Both are interesting, of course, but this year new insights came to light that relate to how these two “domains” inter-relate – notably, how the staffing and organization of security teams impact outcomes. There are two data points that I think it is useful to draw your attention to because together they can teach us an important lesson that can sometimes be easy to overlook and difficult to demonstrate empirically.

Insights
The first observation I’ll draw your attention to comes from looking at the impacts of staffing challenges.  Specifically, what happens when organizations can’t or don’t hire the right security staff? It would stand to reason that performance of a security program would be degraded in some way when staffing challenges are present. After all, this is true of any other task we’d undertake. For example, if I want to bake bread and fail to add enough of a critical ingredient, I’m bound to wind up with less than an ideal outcome.

It’s no surprise then that outcomes would be less than optimal in organizations that have demonstrable staffing challenges. And in fact, we can see correlation in the data. This year, data from the survey suggest that volume of attacks experienced by the organization appears to correlate with reduced ability to hire. Organizations that took longer to hire had more attacks than those that didn’t; those that took the least time to hire had the fewest attacks, while those that were unable to fill open positions had the most of all groups.

The second insight I’ll draw your attention to is the impact that reporting structure has on the program – specifically, where in the organization the security function reports correlates with confidence in the effectiveness of security in that organization. The most confident organizations were those where the security function reports into a dedicated individual: the CISO. Other models, for example, where the security function reported into the CFO, CIO, board, or even the CEO, had comparatively reduced confidence relative to those where security reports into a dedicated, C-Suite position.

Accountability and Commitment
These are two interesting insights, but there are some caveats. The first is that they appear to correlate, but we don’t know that either implies a causal relationship. It is tempting to fall into the logical fallacy of assuming causation from correlation (“cum hoc ergo propter hoc”). It could be that there’s direct causation – or it could be instead that there is some tertiary factor (unmeasured in the report) that is responsible for the correlation.

The second caveat is that the mechanisms are unknown, meaning, the data doesn’t tell us why these correlations exist.

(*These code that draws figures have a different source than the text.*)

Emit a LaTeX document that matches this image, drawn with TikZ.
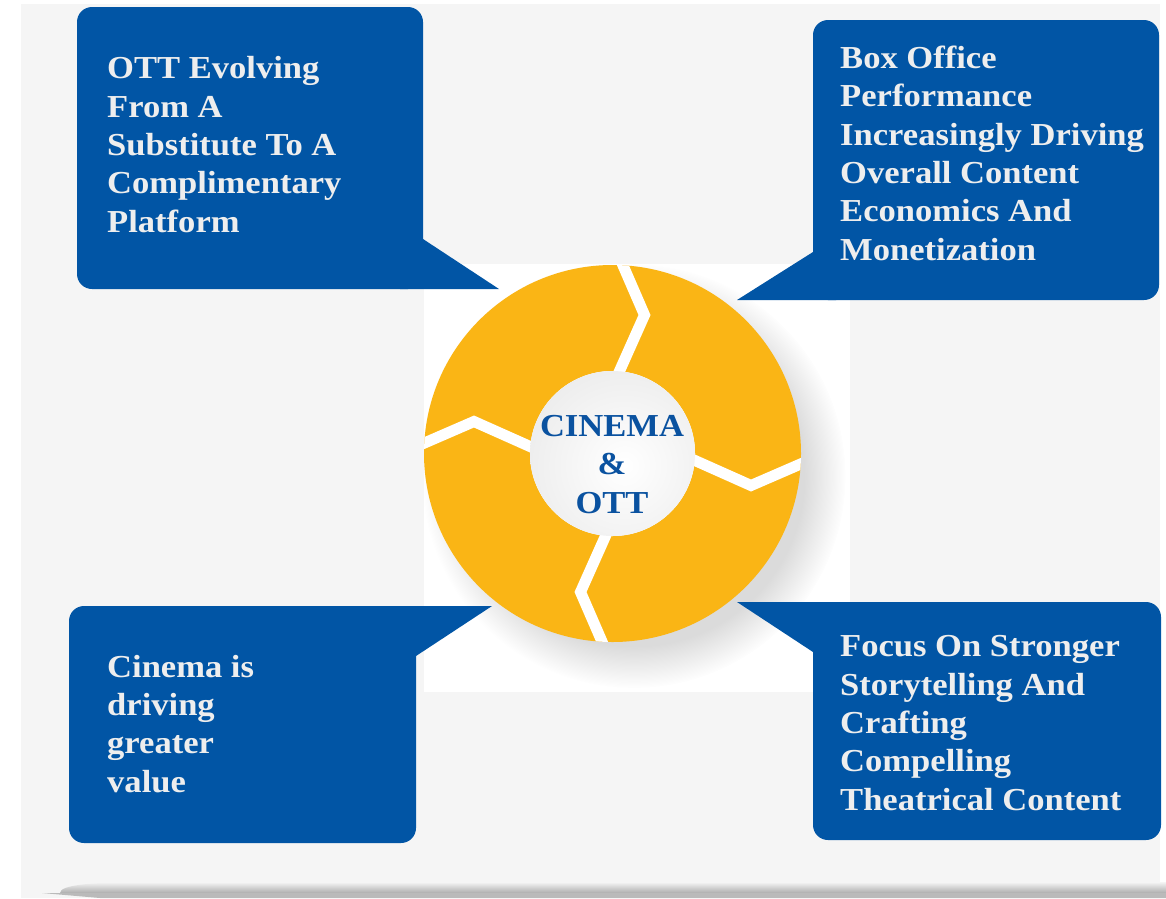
\documentclass[tikz,border=0pt]{standalone}
\usepackage{fontspec}
\setmainfont[FakeStretch=1.08]{Liberation Serif}
\usetikzlibrary{fadings}
\definecolor{bgray}{HTML}{F5F5F5}
\definecolor{cblue}{RGB}{1,85,165}
\definecolor{ctext}{HTML}{EEEEEE}
\definecolor{ringc}{RGB}{250,181,21}
\definecolor{ctrblue}{RGB}{10,82,160}
\tikzset{
  callout/.style={fill=cblue},
  calltext/.style={text=ctext, align=left, inner sep=0pt, anchor=base west,
     font=\fontsize{32}{38.3}\selectfont\bfseries},
  centertext/.style={text=ctrblue, align=center, inner sep=0pt, anchor=base,
     font=\fontsize{32}{38.3}\selectfont\bfseries},
  gapline/.style={draw=white, line width=11pt, line join=miter}
}
\begin{document}
\begin{tikzpicture}[x=1pt,y=-1pt]
\useasboundingbox (0,0) rectangle (1166,898);
\fill[white] (0,0) rectangle (1166,898);
\fill[bgray] (21,4) rectangle (1160,898);
% bottom page shadow
\shade[top color=bgray, bottom color=black!32]
  (60,893) .. controls (60,885) and (90,882) .. (150,882) -- (1166,882) -- (1166,893) -- cycle;
\fill[black!27] (42,893) -- (1166,893) -- (1166,898) -- (100,898) -- cycle;
% white panel behind ring
\fill[white] (424,264) rectangle (850,692);
\coordinate (c) at (612.5,453.5);
\begin{scope}
  \clip (424,264) rectangle (850,692);
  \fill[black, opacity=0.14, path fading=circle with fuzzy edge 20 percent] (634,476) circle (212);
\end{scope}
% ring
\fill[ringc, even odd rule] (c) circle (188.5) (c) circle (82.5);
\begin{scope}
  \clip (c) circle (188.5);
  \begin{scope}[shift={(c)}]
    \draw[gapline] (7.5,-195) -- (32,-138.5) -- (5,-78);
    \draw[gapline] (195,7.5) -- (138.5,32) -- (78,5);
    \draw[gapline] (-7.5,195) -- (-32,138.5) -- (-5,78);
    \draw[gapline] (-195,-7.5) -- (-138.5,-32) -- (-78,-5);
  \end{scope}
\end{scope}
\fill[white] (c) circle (82.5);
\begin{scope}
  \clip (c) circle (82.5);
  \shade[inner color=white, outer color=black!7] ([shift={(12,12)}]c) circle (100);
\end{scope}
% callouts
\fill[callout, rounded corners=15] (77,7) rectangle (423,289);
\fill[callout] (400,239) -- (423,239) -- (499,289) -- (400,289) -- cycle;
\fill[callout, rounded corners=15] (813,20) rectangle (1159,300);
\fill[callout] (737,300) -- (813,252) -- (836,252) -- (836,300) -- cycle;
\fill[callout, rounded corners=15] (69,606) rectangle (416,843);
\fill[callout] (393,606) -- (492,606) -- (416,656) -- (393,656) -- cycle;
\fill[callout, rounded corners=15] (813,602) rectangle (1161,840);
\fill[callout] (737,602) -- (836,602) -- (836,652) -- (813,652) -- cycle;
% texts (anchor = baseline of last line)
\node[calltext] (t1) at (107,232) {OTT Evolving\\From A\\Substitute To A\\Complimentary\\Platform};
\node[calltext] (t2) at (840,260) {Box Office\\Performance\\Increasingly Driving\\Overall Content\\Economics And\\Monetization};
\node[calltext] (t3) at (107,792) {Cinema is\\driving\\greater\\value};
\node[calltext] (t4) at (840,810) {Focus On Stronger\\Storytelling And\\Crafting\\Compelling\\Theatrical Content};
\node[centertext] (ctr) at (612,513) {CINEMA\\\&\\OTT};
\end{tikzpicture}
\end{document}
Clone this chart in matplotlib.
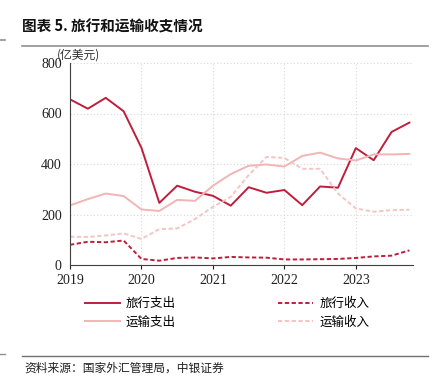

Looking at staffing for example, it could be that inability to hire staff makes control failures more likely, or it could be that reduced staff allow vulnerabilities to be introduced at a greater rate. It could even work in the opposite way than we think. For example, it could be that staffing challenges favor automated approaches to security tasks (including monitoring), which in turn make certain attacks more visible. Is that probable? No. But it’s possible – and since we don’t know what the mechanism is, we can’t rule it out.

Despite these caveats, the data are a useful jumping-off point for analysis and hypothesis. In particular, I think they’re interesting as a reminder about something that we’ve known all along but that can sometimes be easy to let slip (specifically, accountability and organizational commitment for security as I mentioned at the beginning).

Look at the first data point for example: hiring challenges. What is causing these challenges? In many organizations, I’d argue it’s organizational commitment. To demonstrate, as a thought experiment, consider how difficult you think it’d be to fill an open security positions if you both pay 10x the industry average and dedicate a team of HR specialists to actively recruit for that one position. Barring an extremely anomalous set of circumstances, chances are good you’d be able to fill that pretty quickly, right? Therefore, it’s possible that hiring ability is in some ways a proxy for how these positions are prioritized – in other words, they’re tied to organizational commitment.

Likewise, where the security function reports can be a proxy for accountability. In all the other reporting structures the survey asked about (i.e. security reports into CEO, CIO, CFO, Board), the organization is clearly committed to some degree. But there’s only one situation where a single, accountable, C-suite executive is dedicated to security: the CISO reporting structure. In that case, you have someone accountable to make sure that security tasks are completed – and you have their entire focus on that.

The point of all this is that accountability and organizational commitment matter to security. We assume it to be true from the traditional wisdom, and I think we have empirical evidence of it through the insights in this year’s survey. More examination in future years’ surveys would be required to establish it (and would probably involve asking a few additional questions), but in the meantime, it can be sufficient material for us to self-examine to ensure that our organizations have the appropriate commitment and assign an accountable owner for security.